W Charkowie katolicy po raz trzeci obchodzą święta Wielkanocne w cieniu wojny. Dyrektor Caritas-Spes w Charkowie ksiądz Wojciech Stasiewicz powiedział, że pomimo podniosłych momentów i skupienia na modlitwie nie da się zapomnieć o zagrożeniu.
Mimo wypchnięcia Rosjan spod Charkowa w 2022 roku miasto cały czas żyje w napięciu. W nocy na ulicach gaśnie światło. Co chwila słychać wyjące syreny alarmowe. Ksiądz Wojciech Stasiewicz podkreśla, że organizacja i odpowiednia celebracja świąt w Charkowie wiąże się z wieloma problemami. – Przez sześć lub osiem godzin nie ma światła, co też jest dla wielu z nas wyzwaniem. Pojawiają się problemy z dojazdem do katedry.

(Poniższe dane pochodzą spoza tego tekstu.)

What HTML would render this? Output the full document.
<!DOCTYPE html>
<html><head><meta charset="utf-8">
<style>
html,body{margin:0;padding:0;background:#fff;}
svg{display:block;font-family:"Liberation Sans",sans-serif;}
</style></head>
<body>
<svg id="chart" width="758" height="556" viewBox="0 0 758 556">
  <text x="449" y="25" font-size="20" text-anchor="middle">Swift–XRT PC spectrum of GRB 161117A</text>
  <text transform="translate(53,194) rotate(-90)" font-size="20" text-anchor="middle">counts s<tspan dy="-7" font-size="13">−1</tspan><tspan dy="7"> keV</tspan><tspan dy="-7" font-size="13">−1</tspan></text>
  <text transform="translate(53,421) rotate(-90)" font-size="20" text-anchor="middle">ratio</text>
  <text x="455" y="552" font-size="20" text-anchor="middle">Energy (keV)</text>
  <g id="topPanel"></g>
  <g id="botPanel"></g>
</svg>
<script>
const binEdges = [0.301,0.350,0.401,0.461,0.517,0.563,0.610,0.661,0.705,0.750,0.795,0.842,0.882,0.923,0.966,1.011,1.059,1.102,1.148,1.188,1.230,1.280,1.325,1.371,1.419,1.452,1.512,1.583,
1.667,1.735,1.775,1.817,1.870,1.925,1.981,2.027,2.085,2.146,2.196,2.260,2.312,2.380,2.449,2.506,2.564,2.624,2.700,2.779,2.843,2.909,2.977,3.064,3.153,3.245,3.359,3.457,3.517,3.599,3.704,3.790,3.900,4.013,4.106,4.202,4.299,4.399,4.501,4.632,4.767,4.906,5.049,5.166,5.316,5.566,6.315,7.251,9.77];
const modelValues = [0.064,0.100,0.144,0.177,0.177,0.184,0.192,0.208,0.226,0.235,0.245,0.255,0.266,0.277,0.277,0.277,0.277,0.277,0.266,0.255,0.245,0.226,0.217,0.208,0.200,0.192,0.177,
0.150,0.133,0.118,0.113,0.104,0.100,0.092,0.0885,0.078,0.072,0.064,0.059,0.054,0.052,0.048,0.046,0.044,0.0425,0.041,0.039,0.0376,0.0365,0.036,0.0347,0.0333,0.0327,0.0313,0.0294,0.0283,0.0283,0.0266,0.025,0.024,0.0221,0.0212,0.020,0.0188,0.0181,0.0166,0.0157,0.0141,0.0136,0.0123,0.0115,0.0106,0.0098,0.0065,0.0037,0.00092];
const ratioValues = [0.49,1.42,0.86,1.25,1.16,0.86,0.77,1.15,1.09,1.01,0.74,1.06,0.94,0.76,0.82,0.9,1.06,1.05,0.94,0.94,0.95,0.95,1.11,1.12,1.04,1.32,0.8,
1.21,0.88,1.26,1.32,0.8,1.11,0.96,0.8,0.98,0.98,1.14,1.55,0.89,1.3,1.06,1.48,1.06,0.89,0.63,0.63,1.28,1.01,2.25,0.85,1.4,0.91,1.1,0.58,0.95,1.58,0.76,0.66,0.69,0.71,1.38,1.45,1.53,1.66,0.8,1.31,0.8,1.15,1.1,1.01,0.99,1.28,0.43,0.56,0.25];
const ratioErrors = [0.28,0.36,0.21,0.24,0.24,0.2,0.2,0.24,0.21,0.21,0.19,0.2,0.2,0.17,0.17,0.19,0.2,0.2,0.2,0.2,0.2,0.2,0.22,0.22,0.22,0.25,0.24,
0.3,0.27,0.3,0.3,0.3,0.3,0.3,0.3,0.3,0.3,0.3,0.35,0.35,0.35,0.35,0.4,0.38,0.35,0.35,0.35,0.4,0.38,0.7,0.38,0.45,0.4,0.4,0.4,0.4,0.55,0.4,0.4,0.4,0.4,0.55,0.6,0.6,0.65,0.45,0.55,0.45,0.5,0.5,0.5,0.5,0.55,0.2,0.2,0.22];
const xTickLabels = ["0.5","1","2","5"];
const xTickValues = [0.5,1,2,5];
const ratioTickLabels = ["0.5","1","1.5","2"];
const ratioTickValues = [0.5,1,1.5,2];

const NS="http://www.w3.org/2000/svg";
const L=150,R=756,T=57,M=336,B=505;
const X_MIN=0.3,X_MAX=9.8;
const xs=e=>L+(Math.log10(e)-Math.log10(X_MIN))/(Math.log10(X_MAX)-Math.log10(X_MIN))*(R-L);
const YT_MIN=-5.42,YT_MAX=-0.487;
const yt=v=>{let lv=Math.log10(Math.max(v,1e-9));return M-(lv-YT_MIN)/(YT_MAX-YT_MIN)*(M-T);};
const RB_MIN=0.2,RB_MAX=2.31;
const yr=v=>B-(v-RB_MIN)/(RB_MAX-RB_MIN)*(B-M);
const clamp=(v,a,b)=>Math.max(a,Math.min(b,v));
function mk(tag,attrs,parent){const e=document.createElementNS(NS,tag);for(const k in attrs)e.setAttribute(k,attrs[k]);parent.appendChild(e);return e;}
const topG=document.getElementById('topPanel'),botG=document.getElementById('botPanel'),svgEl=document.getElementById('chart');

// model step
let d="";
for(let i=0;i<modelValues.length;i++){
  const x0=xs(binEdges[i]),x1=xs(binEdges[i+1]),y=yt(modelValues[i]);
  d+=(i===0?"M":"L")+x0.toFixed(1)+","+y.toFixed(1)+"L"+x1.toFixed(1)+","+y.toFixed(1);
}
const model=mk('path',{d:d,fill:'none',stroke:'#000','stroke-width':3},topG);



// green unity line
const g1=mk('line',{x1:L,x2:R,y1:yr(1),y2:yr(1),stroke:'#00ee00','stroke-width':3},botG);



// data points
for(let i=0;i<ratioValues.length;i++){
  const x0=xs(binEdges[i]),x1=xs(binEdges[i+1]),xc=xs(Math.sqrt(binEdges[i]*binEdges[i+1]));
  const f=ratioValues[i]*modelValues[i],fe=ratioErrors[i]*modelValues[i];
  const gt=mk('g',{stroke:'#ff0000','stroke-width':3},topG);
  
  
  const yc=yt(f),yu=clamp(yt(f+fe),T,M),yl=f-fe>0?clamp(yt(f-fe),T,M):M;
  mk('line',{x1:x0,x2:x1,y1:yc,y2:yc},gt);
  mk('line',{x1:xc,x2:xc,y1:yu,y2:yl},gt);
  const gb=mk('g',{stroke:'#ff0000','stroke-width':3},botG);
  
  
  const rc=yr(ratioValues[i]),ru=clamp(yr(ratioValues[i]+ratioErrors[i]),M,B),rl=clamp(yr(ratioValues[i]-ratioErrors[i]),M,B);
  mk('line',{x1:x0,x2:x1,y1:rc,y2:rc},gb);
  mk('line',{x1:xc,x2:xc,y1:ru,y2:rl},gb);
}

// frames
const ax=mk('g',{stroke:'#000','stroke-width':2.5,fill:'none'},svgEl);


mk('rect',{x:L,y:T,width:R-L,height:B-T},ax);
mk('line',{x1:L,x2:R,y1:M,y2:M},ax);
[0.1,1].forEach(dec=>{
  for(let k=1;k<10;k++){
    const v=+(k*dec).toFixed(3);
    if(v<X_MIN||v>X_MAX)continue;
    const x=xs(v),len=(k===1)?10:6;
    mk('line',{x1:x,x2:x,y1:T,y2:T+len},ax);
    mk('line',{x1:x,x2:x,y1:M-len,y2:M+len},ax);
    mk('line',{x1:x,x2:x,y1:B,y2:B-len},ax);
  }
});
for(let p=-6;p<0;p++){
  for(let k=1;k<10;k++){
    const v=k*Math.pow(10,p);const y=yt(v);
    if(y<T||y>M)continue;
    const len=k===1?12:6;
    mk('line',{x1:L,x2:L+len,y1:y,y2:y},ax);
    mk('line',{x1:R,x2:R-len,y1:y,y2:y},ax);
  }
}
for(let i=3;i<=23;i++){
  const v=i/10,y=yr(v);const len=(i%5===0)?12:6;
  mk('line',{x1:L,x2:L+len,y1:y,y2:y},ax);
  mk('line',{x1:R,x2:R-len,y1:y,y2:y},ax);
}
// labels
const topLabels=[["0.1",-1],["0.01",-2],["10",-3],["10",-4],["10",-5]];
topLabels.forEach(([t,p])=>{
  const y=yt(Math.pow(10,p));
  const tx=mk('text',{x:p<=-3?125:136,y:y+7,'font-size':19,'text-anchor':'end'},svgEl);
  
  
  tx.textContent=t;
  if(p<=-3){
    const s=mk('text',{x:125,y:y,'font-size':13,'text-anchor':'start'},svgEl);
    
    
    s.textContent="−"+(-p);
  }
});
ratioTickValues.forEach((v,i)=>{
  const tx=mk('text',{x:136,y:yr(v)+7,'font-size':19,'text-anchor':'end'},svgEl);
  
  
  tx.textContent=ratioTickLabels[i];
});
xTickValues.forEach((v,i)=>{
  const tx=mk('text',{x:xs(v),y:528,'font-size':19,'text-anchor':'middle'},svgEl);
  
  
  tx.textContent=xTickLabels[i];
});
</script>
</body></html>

To również kwestia światła w samej katedrze – dodał.
CZYTAJ: Ukraina: 2. rocznica wyzwolenia Buczy
Na Charków cały czas spadają rosyjskie rakiety oraz drony. Ksiądz Wojciech Stasiewicz zaznaczył, że od początku roku ostrzał stale się wzmaga, a Rosjanie atakują miasto już nie tylko w nocy, lecz także w ciągu dnia, gdy ruch na ulicach jest największy.
Kapłan podkreśla, że mieszkańcy pilnie śledzą informacje z frontu i obawiają się nowej dużej rosyjskiej ofensywy, której celem miałoby być zajęcie miasta. – Każdego dnia są próby przebicia się przez ukraińską obronę. Ataków bombowych jest coraz więcej – powiedział ksiądz Wojciech Stasiewicz.
Wokół charkowskiej katedry Wniebowzięcia Najświętszej Maryi Panny skupiona jest wspólnota około 200 katolików. W czasie świąt Wielkiejnocy w świątyni jest jednak znacznie więcej osób, wśród nich są między innymi polscy wolontariusze, którzy zjeżdżają się z różnych stron wschodniej Ukrainy.